一转眼,父亲已经过世一年了。
我很幸运,有一个温暖,关爱和开明的父亲。
我最早关于父亲的记忆,大约是3岁的时候。我记得我抱着父亲的腿,哭着拒绝去幼儿园。
小的时候,父亲喜欢给我们兄妹几个讲故事。我的脑子里到现在都还有一幅清晰的画面:夏天的夜晚,我躺在床上,父亲坐在昏黄的灯下,给我们几个孩子读《三国演义》。那时我大概5,6岁。至今我还记得父亲讲三国里杨修解释“一盒酥”时,声情并茂,眉飞色舞的样子。那情景,仿佛是发生在昨天。
父亲因为工作的原因经常不在家。我常盼着父亲回家。那是某一年的夏天,父亲回家了。他带着我们兄妹3人去游泳场游泳。他站在我面前排队买票时,满头大汗的样子,我依然记得。
文革的时候,父亲被贬去乡下,我们全家也跟去了。记得有一次,母亲生病去遥远的市区医院住院,我跟着父亲去探望母亲。回来时,我看到街市上卖的苹果,馋得流口水。父亲一定是心疼我,便买了一个给我。但这样一来,我们便不够钱买回家的汽车票了。父亲带着我在街头茫然地走着,我甚至吓得哭起来。父亲见状,看着我嘲笑地安慰说:“这有什么好哭的?别哭。我保证你可以回家!”后来我们真的找到一部运煤的顺风车回了家。
我考上大学时,父亲非常高兴。他专门带我上街去配眼镜。虽然从上高中起就开始近视,但我记得那是我的第一副近视眼镜。
我大学毕业后,父母落实政策回到广州。为了把我调回广州,父亲和我骑着单车,东奔西跑地到处去求人给人陪笑脸。
我结婚时,父亲让我去买我最喜欢的新娘裙,他来付钱。那是我当年买的最贵的一条裙子,也是唯一一条只穿过一次的裙子。

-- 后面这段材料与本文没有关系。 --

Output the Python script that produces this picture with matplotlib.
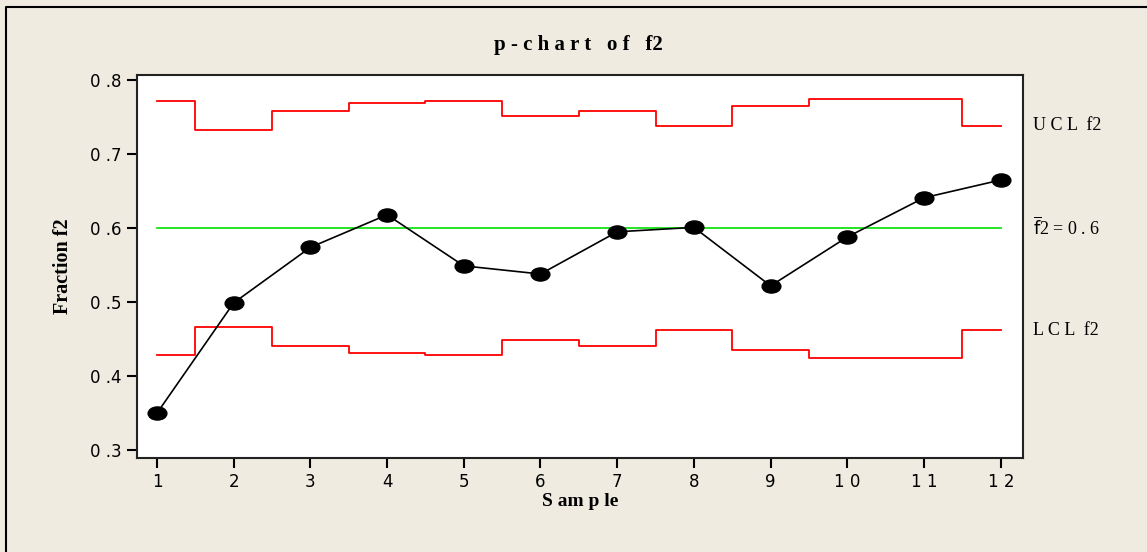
import matplotlib
matplotlib.use("Agg")
import matplotlib.pyplot as plt
import numpy as np
from matplotlib.path import Path
from matplotlib.lines import Line2D

# p-chart data
samples = [1, 2, 3, 4, 5, 6, 7, 8, 9, 10, 11, 12]
fraction = [0.350, 0.499, 0.574, 0.618, 0.549, 0.538,
            0.595, 0.601, 0.522, 0.588, 0.641, 0.665]
ucl = [0.772, 0.732, 0.758, 0.769, 0.772, 0.751,
       0.758, 0.738, 0.765, 0.774, 0.774, 0.738]
lcl = [0.428, 0.467, 0.441, 0.431, 0.428, 0.449,
       0.441, 0.462, 0.435, 0.425, 0.425, 0.462]
center = 0.6

yticks = [0.3, 0.4, 0.5, 0.6, 0.7, 0.8]
ytick_labels = ["0 .3", "0 .4", "0 .5", "0 .6", "0 .7", "0 .8"]

BG = "#efebe1"
SERIF = "Liberation Serif"


def step_coords(xs, vals):
    # limits change half way between samples, clipped at the first/last sample
    sx, sy = [], []
    for i, (x, v) in enumerate(zip(xs, vals)):
        left = x if i == 0 else x - 0.5
        right = x if i == len(xs) - 1 else x + 0.5
        sx += [left, right]
        sy += [v, v]
    return sx, sy


fig = plt.figure(figsize=(11.47, 5.52), dpi=100, facecolor=BG)
# outer frame: only left and top edges are visible in the reference
fx, fy = 5.5 / 1147, 1 - 6.5 / 552
fig.lines.append(Line2D([fx, fx, 1.0], [0.0, fy, fy], transform=fig.transFigure,
                        color="black", linewidth=1.5))

ax = fig.add_axes([137 / 1147, 1 - 458 / 552, 886 / 1147, 383 / 552])
ax.set_facecolor("white")

ux, uy = step_coords(samples, ucl)
lx, ly = step_coords(samples, lcl)
ax.plot(ux, uy, color="#ff0000", linewidth=1.3)
ax.plot(lx, ly, color="#ff0000", linewidth=1.3)
ax.plot([samples[0], samples[-1]], [center, center], color="#00e000", linewidth=1.2)

# elliptical marker like the original
circle = Path.unit_circle()
ellipse = Path(circle.vertices * np.array([1.0, 0.7]), circle.codes)
ax.plot(samples, fraction, color="black", linewidth=1.2,
        marker=ellipse, markersize=13.5, markerfacecolor="black",
        markeredgecolor="black")

ax.set_xlim(0.74, 12.29)
ax.set_ylim(0.2895, 0.8068)
ax.set_xticks(samples)
ax.set_xticklabels([str(s) if s < 10 else " ".join(str(s)) for s in samples])
ax.set_yticks(yticks)
ax.set_yticklabels(ytick_labels)
ax.tick_params(axis="both", direction="out", length=7, width=1.5,
               labelsize=12, pad=4, colors="black")
ax.tick_params(top=False, right=False)
for spine in ax.spines.values():
    spine.set_linewidth(1.5)
    spine.set_color("#222222")

ax.set_xlabel("S am p le", family=SERIF, fontweight="bold", fontsize=14, labelpad=1)
ax.set_ylabel("Fraction f2", family=SERIF, fontweight="bold", fontsize=14.5,
              labelpad=12)
fig.text(578 / 1147, 1 - 45 / 552, "p - c h a r t   o f   f2", family=SERIF,
         fontweight="bold", fontsize=15, ha="center", va="center")

# limit labels on the right
lab_x = 12.29 + 10 / 76.7
ax.text(lab_x, ucl[-1], "U C L  f2", family=SERIF, fontsize=13, va="center",
        clip_on=False)
ax.text(lab_x, center, r"$\overline{\mathrm{f}}$2 = 0 . 6", family=SERIF,
        fontsize=13, va="center", clip_on=False)
ax.text(lab_x, lcl[-1], "L C L  f2", family=SERIF, fontsize=13, va="center",
        clip_on=False)

fig.savefig("out.png", dpi=100, facecolor=BG)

我生我女儿时,父亲特意叫了辆车,和我母亲来医院接我回家。在车上他感慨地对我说,“我还记得当年你妈生你时,我把你抱在手上时的情景。时间真快呵。”我娘家给我女儿所有的礼物都是我父亲买的。像是孩子的衣服,裹被,银手镯子等。只要我开口,我父亲就会给我买。
出国后,每次回国,父亲都会给我一个拥抱,高兴地笑着说:“我的宝贝女儿回来了!”他比我母亲更乐于表达自己的感情。
父亲的慷慨是出了名的。有一年我和他一起回乡下的老家。我见他怀里揣了一个厚厚的大信封,里面全是百元的钞票。回到乡下后,他召集同姓乡亲吃饭,然后给所有来吃饭的人发钱。我把此事告诉母亲时,她毫不意外,说父亲每隔1,2年就回乡下老家一趟,每次回去,必要撒钱。我们对父亲的这种做法都持不赞同的态度。但他从不理会我们的反对意见,照样我行我素。
父亲过生日的方式也很特别。他从订餐馆,点菜和付账单,都是自己来。我们做儿女的,就是带上点礼物去吃餐饭。而且还是把家属孩子全带上。父亲喜欢热闹。
父亲喜欢美食。即使很大年纪了,也从不忌口。我每次回国,他都喜欢带着我去不同的酒楼饭馆吃饭,吃完了由他付账。我一个大女人,每次吃完饭看着我满头白发的老父亲为我付账,都觉得惭愧和不好意思。父亲却是习以为常。
出国这么多年,父亲只是多年前来探望过我一次。那时我孩子还小,儿子在上小学。父亲每天帮我去接儿子。有一次路上突然下大雨,父亲没带伞,就把我儿子背在背上跑回了家。他那时已经七十多了。他拿的是3个月的旅游签证,可是他只住了一个多月就住不下去了。大约是因为“好山好水好寂寞”的原因吧。他临走时在我家的后院里种了棵树,说下次再来的时候,树就会长大了。可惜的是树没能种活,父亲也再没机会出国。